Although it is contrary to today’s thinking about children and death, I am still grateful that, at 9 years old, I did not go to my grandmother’s funeral. I know that forever after I would have thought of her suffocated in a box. Despite the trauma, at least my memories are of a smiling, well woman who delighted in me and whatever I did.
I had always heard that Nana “died young.” But whoever thinks their grandmother is young? She was a grandmother and that made her old.
But she was young. And as I approach my birthday next month, the age she was at her last birthday, she seems even younger. This is the birthday which stopped time, the birthday which marked her last year, the age at which she never grew older.

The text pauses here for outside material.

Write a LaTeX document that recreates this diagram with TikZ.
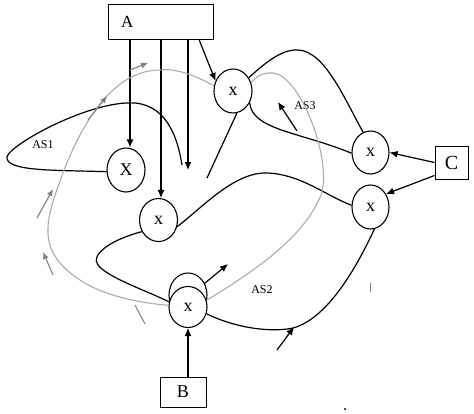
\documentclass[tikz,border=0pt]{standalone}
\usepackage{fontspec}
\setmainfont{Liberation Serif}
\usetikzlibrary{arrows.meta,calc,shapes.geometric}

\begin{document}
\begin{tikzpicture}[
  x=1pt,y=-1pt,
  >={Latex[length=8pt,width=7pt]},
  unit/.style={ellipse,draw,line width=1.1pt,minimum width=38pt,minimum height=44pt,
    inner sep=0pt,fill=white,font=\fontsize{18}{20}\selectfont},
  block/.style={draw,line width=1pt,inner sep=0pt},
  route/.style={line width=1.2pt},
  trail/.style={draw=gray!65,line width=1.1pt},
  hint/.style={->,gray,line width=1.1pt,>={Latex[length=7pt,width=6pt]}},
  tag/.style={font=\fontsize{12}{14}\selectfont}
]
  \useasboundingbox (0,0) rectangle (474,413);

  % sources
  \node[block,minimum height=35pt,text width=79pt,inner xsep=13pt,align=left,
    font=\fontsize{17}{20}\selectfont] (A) at (160.5,21.5) {A};
  \node[block,minimum width=46pt,minimum height=30pt,
    font=\fontsize{18}{20}\selectfont] (B) at (183,392) {\raisebox{-3pt}{B}};
  \node[block,minimum width=33pt,minimum height=33pt,
    font=\fontsize{20}{22}\selectfont] (C) at (451.5,162.5) {C};

  % stations
  \node[unit] (X1) at (126,170) {X};
  \node[unit,minimum height=43pt] (x2) at (158.5,220) {x};
  \node[unit] (x3) at (233,91) {x};
  \node[unit,minimum width=37pt,minimum height=43pt] (x4) at (370.5,152.5) {x};
  \node[unit,minimum width=37pt] (x5) at (370.5,207) {x};
  \node[unit] (x6ring) at (188,295) {};
  \node[unit,minimum height=41pt] (x6) at (188,307) {x};

  % feeds from A, B, C
  \coordinate (a1) at ($(X1.north)+(4,0)$);
  \coordinate (a2) at ($(x2.north)+(2.5,0)$);
  \coordinate (a3) at (188,170);
  \draw[->,route] (a1 |- A.south) -- (a1);
  \draw[->,route] (a2 |- A.south) -- (a2);
  \draw[->,route] (a3 |- A.south) -- (a3);
  \draw[->,route] ($(A.south)+(38.5,0)$) -- (x3.150);
  \draw[->,route] (C.west) -- (x4.east);
  \draw[->,route] ($(C.south west)+(0,-4)$) -- (x5.40);
  \draw[->,route] (B.north -| x6.south) -- (x6.south);
  \coordinate (o6) at (228,264);
  \draw[->,route] (x6ring.35) -- (o6);

  % AS1
  \coordinate (e1) at (182,165);
  \draw[route] (X1.185) .. controls (60,170) and (5,172) .. (7,157)
    .. controls (9,145) and (90,100) .. (135,103)
    .. controls (168,106) and (178,140) .. (e1);
  \node[tag] (as1) at (43,145) {AS1};

  % AS3
  \draw[route] (x3.40) .. controls (270,58) and (285,49) .. (298,50)
    .. controls (325,51) and (345,100) .. (x4.110);
  \draw[route] (x3.-35) .. controls (252,130) and (300,132) .. (x4.182);
  \coordinate (e3) at (207,178);
  \draw[route] (x3.-80) -- (e3);
  \coordinate (s3a) at (297,131);
  \coordinate (s3b) at (278,102);
  \draw[->,route] (s3a) -- (s3b);
  \node[tag] (as3) at (305,106) {AS3};

  % AS2
  \draw[route] (x2.-20) .. controls (205,205) and (235,172) .. (267,173)
    .. controls (300,174) and (325,195) .. (x5.175);
  \draw[route] (x2.215) .. controls (110,240) and (90,255) .. (98,265)
    .. controls (108,278) and (150,292) .. (x6.165);
  \draw[route] (x6.-20) .. controls (240,330) and (275,332) .. (293,328)
    .. controls (330,318) and (360,260) .. (x5.-80);
  \coordinate (s2a) at (277,350);
  \coordinate (s2b) at (294,327);
  \draw[->,route] (s2a) -- (s2b);
  \node[tag] (as2) at (262,290) {AS2};

  % grey loop through x3 and x6
  \draw[trail] (x6.20) .. controls (260,268) and (305,235) .. (321,195)
    .. controls (333,160) and (300,75) .. (273,73)
    .. controls (262,72) and (255,78) .. (x3.25);
  \draw[trail] (x3.165) .. controls (195,75) and (175,68) .. (160,70)
    .. controls (110,70) and (75,130) .. (52,205)
    .. controls (42,240) and (50,260) .. (80,280)
    .. controls (104,296) and (140,303) .. (x6.175);

  % grey direction marks
  \foreach \i/\fx/\fy/\tx/\ty in {1/130/70/148/63, 2/88/120/107/96,
                                  3/37/218/53/189, 4/53/275/43/252}{
    \coordinate (g\i a) at (\fx,\fy);
    \coordinate (g\i b) at (\tx,\ty);
    \draw[hint] (g\i a) -- (g\i b);
  }
  \coordinate (t1a) at (135,305);
  \coordinate (t1b) at (145,324);
  \draw[gray!90,line width=1.1pt] (t1a) -- (t1b);
  \coordinate (t2a) at (370,283);
  \coordinate (t2b) at (370,292);
  \draw[gray,line width=0.8pt] (t2a) -- (t2b);
  \fill (345,409) circle (1.1pt);
\end{tikzpicture}
\end{document}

I admit I am a little freaked out about the whole thing.
I embrace my wonderful life and all the wonderful people in it. I am surrounded by a loving, growing family. My friendships are close and deep. I can’t stop thinking that Nana must have felt that way, too, at my age.
But then, she died. She had a stroke and after a few days in a coma, she was gone.
She missed way too much.
She lived to see eight of her 10 grandchildren but is remembered only by one–me, the eldest. She didn’t see us grow up. She was not at family seders, Hanukkah parties, bar mitvahs, or weddings.
So now, with eight grandchildren and, with God’s help, two on the way, I know for sure that she died young. Like my other grandmother, she should have had 35 more years of life and lived to see her grandchildren become adults, marry and give her great grandchildren. She didn’t.
I approach this birthday, as I always do, with joy, gratitude and hope. But this time, mortality’s clock is ticking a little more loudly.
Dear God, give me years. Bless me so that my husband and I will feer (Yiddish, accompany) all our grandchildren to their chuppahs (Hebrew, wedding canopies) together in good health. Let me delight in great grandchildren. And then, when I am really old, take me quietly, quickly, softly. And, eventually, let the silence I leave in my place be filled with the sounds of joy and laughter from those I’ve loved and left behind. Please.